French forces firing tank-mounted cannons drove back Ivory Coast rebels Saturday, stalling the insurgents' advance toward Abidjan, the West African nation's prized commercial center.

Fighting around the western city of Duekoue was one of the French force's heaviest engagement yet in the three-month-old rebellion splitting their former West African colony, the world's largest cocoa producer and the region's economic powerhouse.

The battle highlighted how the stepped-up French deployment may be decisive in stopping the rebel campaign to drive out President Laurent Gbagbo and seize the entire country.

The rebels have scored several days of success in their push south and east toward Abidjan. Controlling the city is the key to controlling Ivory Coast, a country of high-rises, highways, and international businesses, and one of Africa's most vital economic hubs and ports.

With so much at stake for the region if Ivory Coast falls into chaos, the French decided to take up their largest military role in years in their former colonial empire.

As rebels seized the far west city of Man on Thursday and pushed farther south Friday, French forces dug in at the western city of Duekoue, 210 miles northwest of Abidjan.

Fighters of the French Foreign Legion and other elite troops had set up position with anti-tank missiles, rocket launchers and heavy machine guns outside Duekoue to stop any rebel advance -- calling their positions in the area the "stop-point" for any insurgent drive on the commercial capital.

Saturday, rebels moved to bypass the French.

In hours of fighting Saturday with Ivory Coast government forces, rebels took the town of Blodi, just outside Duekoue, on a secondary road that would let them skirt the French position and push on to Abidjan.

Ivory Coast's forces initially fled, leaving 40 French troops posted near Blodi to face a fast-moving convoy of rebels in pickup trucks and other vehicles, French Capt. Hubert Dunant said.

The French fired one warning shot, and a second. When the rebels responded with assault rifle fire, Dunant said, French forces blasted the lead rebel vehicle with fire from a light-armored tank.

French tanks destroyed two cars behind, Dunant said. While light-arms fire drove back French who tried to inspect the destroyed vehicles, they saw one body and one rocket launcher. Soldiers think four to seven other rebels were killed, their bodies taken away by comrades, he said.

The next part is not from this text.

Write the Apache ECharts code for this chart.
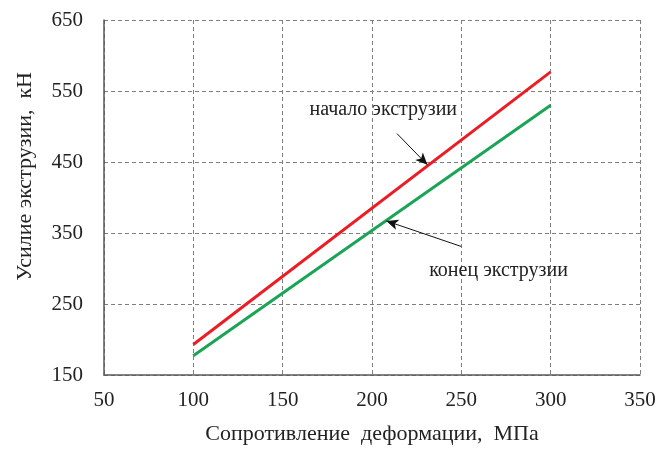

French authorities in Abidjan described the encounter as a rebel "ambush." Rebel leader Felix Doh, a commander in the west, denied that, saying rebels happened upon the French while chasing fleeing government forces.

The battle reached within a half-mile of Duekoue. Sounds of guns and mortars sent civilians fleeing or hiding indoors.

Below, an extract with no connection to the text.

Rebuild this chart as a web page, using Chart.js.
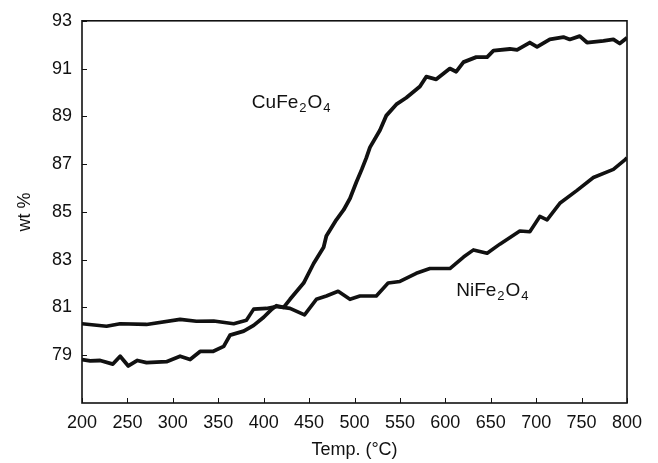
<!DOCTYPE html>
<html><head><meta charset="utf-8">
<script src="https://cdn.jsdelivr.net/npm/chart.js@4.4.1/dist/chart.umd.min.js"></script>
<style>html,body{margin:0;padding:0;background:#fff;}</style>
</head><body>
<canvas id="c" width="658" height="463"></canvas>
<script>
// ---- data ----
const xTicks = [200,250,300,350,400,450,500,550,600,650,700,750,800];
const yTicks = [79,81,83,85,87,89,91,93];

const tempCu = [200,209,220,234,242,251,261,271,293,308,319,330,344,356,363,378,389,400,409,414,422,429,444,455,466,469,480,488,495,502,508,513,517,528,535,546,557,572,579,590,605,612,620,634,646,653,671,679,693,701,715,730,737,748,756,774,785,792,800];
const wtCu   = [78.82,78.76,78.78,78.63,78.96,78.55,78.78,78.69,78.73,78.96,78.82,79.16,79.16,79.37,79.84,80.01,80.25,80.59,80.93,81.07,81.00,81.34,82.02,82.84,83.52,83.99,84.67,85.08,85.56,86.24,86.78,87.26,87.70,88.42,89.03,89.50,89.78,90.25,90.66,90.55,91.00,90.87,91.27,91.48,91.48,91.75,91.82,91.78,92.09,91.91,92.22,92.32,92.22,92.36,92.09,92.16,92.22,92.05,92.29];

const tempNi = [200,227,242,271,308,326,345,367,381,389,403,414,429,445,458,469,482,495,506,524,537,550,568,583,605,620,631,646,660,682,693,704,712,726,745,763,785,798,800];
const wtNi   = [80.32,80.21,80.32,80.29,80.50,80.42,80.43,80.32,80.46,80.93,80.96,81.04,80.96,80.69,81.34,81.48,81.68,81.34,81.48,81.48,82.02,82.09,82.43,82.63,82.63,83.11,83.41,83.27,83.65,84.20,84.17,84.81,84.67,85.36,85.90,86.44,86.78,87.19,87.26];

// label anchors (data coordinates) and names
const labelCu = {base:'CuFe', sub1:'2', mid:'O', sub2:'4', x:387, y:89.37};
const labelNi = {base:'NiFe', sub1:'2', mid:'O', sub2:'4', x:612, y:81.49};

const FONT = '"Liberation Sans", Arial, Helvetica, sans-serif';
const INK = '#111';

function pts(xs, ys){ return xs.map((x,i)=>({x:x, y:ys[i]})); }

const decor = {
  id:'decor',
  afterDraw(chart){
    const {ctx, chartArea:a, scales:{x, y}} = chart;
    ctx.save();
    // frame
    ctx.strokeStyle = INK; ctx.lineWidth = 1.6;
    ctx.strokeRect(a.left, a.top, a.right-a.left, a.bottom-a.top);
    // inward ticks
    ctx.lineWidth = 1;
    xTicks.forEach(v=>{ const px = Math.round(x.getPixelForValue(v))+0.5;
      ctx.beginPath(); ctx.moveTo(px, a.bottom); ctx.lineTo(px, a.bottom-5); ctx.stroke(); });
    yTicks.forEach(v=>{ const py = Math.round(y.getPixelForValue(v))+0.5;
      ctx.beginPath(); ctx.moveTo(a.left, py); ctx.lineTo(a.left+5, py); ctx.stroke(); });
    // series labels with subscripts
    function lab(L){
      let px = x.getPixelForValue(L.x), py = y.getPixelForValue(L.y);
      ctx.fillStyle = INK; ctx.textBaseline = 'alphabetic'; ctx.textAlign = 'left';
      ctx.font = '19px ' + FONT; ctx.fillText(L.base, px, py); px += ctx.measureText(L.base).width + 1;
      ctx.font = '13px ' + FONT; ctx.fillText(L.sub1, px, py+4); px += ctx.measureText(L.sub1).width + 1;
      ctx.font = '19px ' + FONT; ctx.fillText(L.mid, px, py); px += ctx.measureText(L.mid).width + 1;
      ctx.font = '13px ' + FONT; ctx.fillText(L.sub2, px, py+4);
    }
    lab(labelCu); lab(labelNi);
    ctx.restore();
  }
};

new Chart(document.getElementById('c'), {
  type:'line',
  data:{ datasets:[
    {label:'CuFe2O4', data:pts(tempCu, wtCu), borderColor:INK, borderWidth:3.8, pointRadius:0, tension:0, fill:false, borderJoinStyle:'round'},
    {label:'NiFe2O4', data:pts(tempNi, wtNi), borderColor:INK, borderWidth:3.6, pointRadius:0, tension:0, fill:false, borderJoinStyle:'round'}
  ]},
  options:{
    responsive:false, animation:false, devicePixelRatio:1,
    layout:{padding:{left:0, top:11, right:31, bottom:0}},
    plugins:{legend:{display:false}, tooltip:{enabled:false}},
    scales:{
      x:{type:'linear', min:200, max:800,
        afterBuildTicks(s){ s.ticks = xTicks.map(v=>({value:v})); },
        afterFit(s){ s.height = 60; },
        grid:{display:false, drawTicks:false}, border:{display:false},
        ticks:{font:{family:FONT, size:18}, color:INK, padding:9, maxRotation:0, autoSkip:false},
        title:{display:true, text:'Temp. (°C)', font:{family:FONT, size:18}, color:INK, padding:{top:0,bottom:2}}
      },
      y:{type:'linear', min:77, max:93,
        afterBuildTicks(s){ s.ticks = yTicks.map(v=>({value:v})); },
        afterFit(s){ s.width = 82; },
        grid:{display:false, drawTicks:false}, border:{display:false},
        ticks:{font:{family:FONT, size:18}, color:INK, padding:10},
        title:{display:true, text:'wt %', font:{family:FONT, size:18}, color:INK, padding:{top:14,bottom:0}}
      }
    }
  },
  plugins:[decor]
});
</script>
</body></html>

French troops based at a school outside the city spilled out to the fighting in light armored vehicles with mounted cannons. Other troops loaded mortars on trucks.

Despite gains during the day, rebels by nightfall had pulled back eight miles north of Duekoue, the rebel commander said.

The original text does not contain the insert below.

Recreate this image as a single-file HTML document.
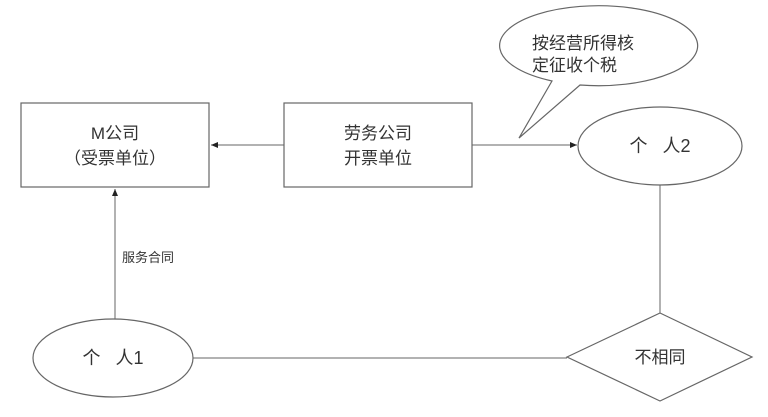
<!DOCTYPE html>
<html><head><meta charset="utf-8"><style>
html,body{margin:0;padding:0;background:#fff;width:768px;height:417px;overflow:hidden}
svg text{font-family:"Liberation Sans","Noto Sans CJK SC",sans-serif;fill:#333}
</style></head><body>
<svg width="768" height="417" viewBox="0 0 768 417" xmlns="http://www.w3.org/2000/svg">
<defs><marker id="a" markerWidth="8" markerHeight="8" refX="7" refY="4" orient="auto" markerUnits="userSpaceOnUse"><path d="M0,1 L7,4 L0,7 z" fill="#222"/></marker></defs>
<g stroke="#666" stroke-width="1.2" fill="#fff">
<rect x="21" y="103" width="188" height="84"/>
<rect x="284" y="103" width="188" height="84"/>
<ellipse cx="660" cy="146" rx="82" ry="39"/>
<ellipse cx="113" cy="358" rx="80" ry="39"/>
<polygon points="567,357 660,313 752,357 660,401"/>
<path d="M552,81 L519,138 L580,85 A99,40 0 1 0 552,81 Z" />
</g>
<g stroke="#666" stroke-width="1" fill="none">
<line x1="284" y1="145" x2="211" y2="145" marker-end="url(#a)"/>
<line x1="472" y1="145" x2="577" y2="145" marker-end="url(#a)"/>
<line x1="115" y1="319" x2="115" y2="189" marker-end="url(#a)"/>
<line x1="193" y1="358" x2="567" y2="358"/>
<line x1="660" y1="185" x2="660" y2="313"/>
</g>
<g font-size="17" text-anchor="middle">
<text x="115" y="139">M公司</text>
<text x="115" y="164">（受票单位）</text>
<text x="378" y="139">劳务公司</text>
<text x="378" y="164">开票单位</text>
<text x="660" y="152" font-size="18" xml:space="preserve">个   人2</text>
<text x="113" y="364" font-size="18" xml:space="preserve">个   人1</text>
<text x="660" y="363">不相同</text>
</g>
<text x="532" y="49" font-size="17">按经营所得核</text>
<text x="532" y="71" font-size="17">定征收个税</text>
<text x="122" y="262" font-size="13">服务合同</text>
</svg>
</body></html>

"We're considering our options. We're not going to sit back," Doh said. "We're ready to move."

The French said they suffered no injuries. There was no immediate information of rebel or government casualties.

French forces, initially in Ivory Coast to protect foreign nationals and enforce a shattered cease-fire, stepped up their role as the rebel challenge grew. France plans to double its deployment to 2,500 by year's end.

Ivorian rebels took up arms Sept. 19 with an unsuccessful coup attempt but quickly seized the northern half of the country. An Oct. 17 cease-fire stalled fighting in the north, but a second, a western front emerged in recent weeks, threatening Abidjan from a second side.

Rebels in the west have not entered peace talks. And their ranks include fighters from neighboring Liberia, known for raping and looting among civilians.

Government forces have been weakened by defections of hundreds of disgruntled army officers, joining a northern core of rebels who accuse President Laurent Gbagbo's southern-based government of discrimination against their ethnic groups.

French forces fought the rebels once before in a November clash that killed 10 rebels and one French fighter.

For decades West Africa's most prosperous and stable nation, Ivory Coast has fallen into political turmoil and ethnic, political and regional violence since a late 1990s economic downturn followed by a 1999 coup, the country's first-ever.

Rebels demand that Gbagbo resign. Gbagbo took office during a 2000 election that Gen. Robert Guei, leading of the coup-installed military junta, tried to steal. Violence cut short the vote, and a people's revolt put Gbagbo in power.